There are two types of losses which, in my opinion, are often overlooked, not only by family and friends, but also by many professionals, including medical practitioners, therapists and grief counsellors. Those two losses are Vanishing Twin and Multifetal Pregnancy Reduction.
For reasons which can be understood, although debated, one can see why they might be marginalized (it’s an early loss…, “you hadn’t yet had time to bond with your child(ren)” or “at least you still have one [two]”). However judging by the number of e-mails I receive from families with questions, disbelief, concerns and aching hearts, I think, as a society, we need to take a hard and long look at how we are supporting (or seemingly not supporting) families experiencing such losses.
Vanishing Twin (VT) is a surprisingly common situation, certainly judging by how many questions I receive (it’s the most hit-on article on my site). Even as a young girl, I can remember a couple of my Mom’s women friends saying something like, “It’s the strangest thing; I’ve been bleeding but the doctor tells me I’m still pregnant.” In hindsight and prior to the advent of ultrasound, I bet some of these women experienced VT. Not knowing that they did might indeed be their story, and they continued on with their lives, thankful for their healthy baby.
In the messages I receive, parents narrate their stories, desperately looking for hope regarding the empty sac and asking “over time will there be a baby in it?” Then there is the worry about the effect of VT on the health of the remaining embryo(s). Because ultrasounds are regularly performed at 5-8 weeks, we learn very early that we are pregnant and with how many. Hence, to learn by 10-12 weeks the situation has changed dramatically is devastating to many families. Doctors, ultrasound technicians, grief counsellors, friends, family all need to realize that the loss of these much-wanted children is two-fold: first there is the loss of a baby, and then there is the loss of unique parenting experience.
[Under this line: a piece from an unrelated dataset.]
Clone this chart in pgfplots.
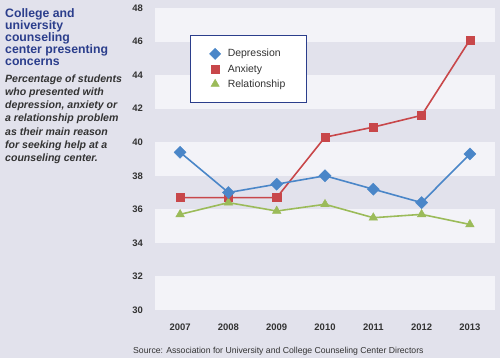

Passing off an early loss as “at least you still have one” is not the way to comfort anyone and only adds to the confusion and disappointment these parents feel while also depriving them of a right to safely talk about their feelings.
Multifetal Pregnancy Reduction (MFPR) is very complicated and in a recent 10-day period, I was contacted by six families facing reduction or who had just gone through it and were comfortable with their decision, and one who deeply regretted the decision and felt pressured to reduce or chance losing the whole pregnancy. Here too, anyone coming in contact with families facing reduction needs to be in tune with the emotional strain, possibly lasting a life time, of having to decide to reduce. Yes, a reduction offers a better chance to having healthy survivors; yes, a reduction improves the physical stress on the mother, and yes the brain tells us a reduction makes rational sense in so many instances. None of this can be repudiated, but it isn’t just the brain making this decision; the heart is very much involved too and will not be ignored. The heart is already in love with the babies within and wants desperately to believe that the pregnancy will continue to deliver healthy 3, 4 or 5 infants.
In some cases, it will and things work out, and sometimes things don’t work out so well for one or more of the babies. There is the emotional strain of the decision: Am I a killer of my baby(ies)? How will I ever tell the others? When do I tell them? Do I tell them? My babies are already bonded in utero, how will a reduction affect the survivors? All difficult questions and parents need informed guidance and support in finding solutions which will work for them.
MFPR is not a topic that can be easily discussed with family or friends. The decision is usually made by the parents in conjunction with professionals and peer strangers who are located on the internet (e.g. other families experiencing or looking at reduction, caring support people and organizations who guide them along the rocky path). Parents can feel very isolated, frightened and alone in making a decision which bears such significant and life altering impact. If the discussion to reduce does include family members or friends, then it is no longer a “secret” and telling the kiddies of their origins takes on a new urgency so that parents have control over how and when the children are told.
There are no easy answers but one thing is for sure and that is these grieving families need society’s support, comfort, and understanding in a non-judgmental way. They are mourning their losses and like any grieving individual, deserve a safe place to do so, with caring people all around them who do not minimize or de-legitimize their loss. It is the least we can do.
By Lynda P. Haddon, Article copyrighted.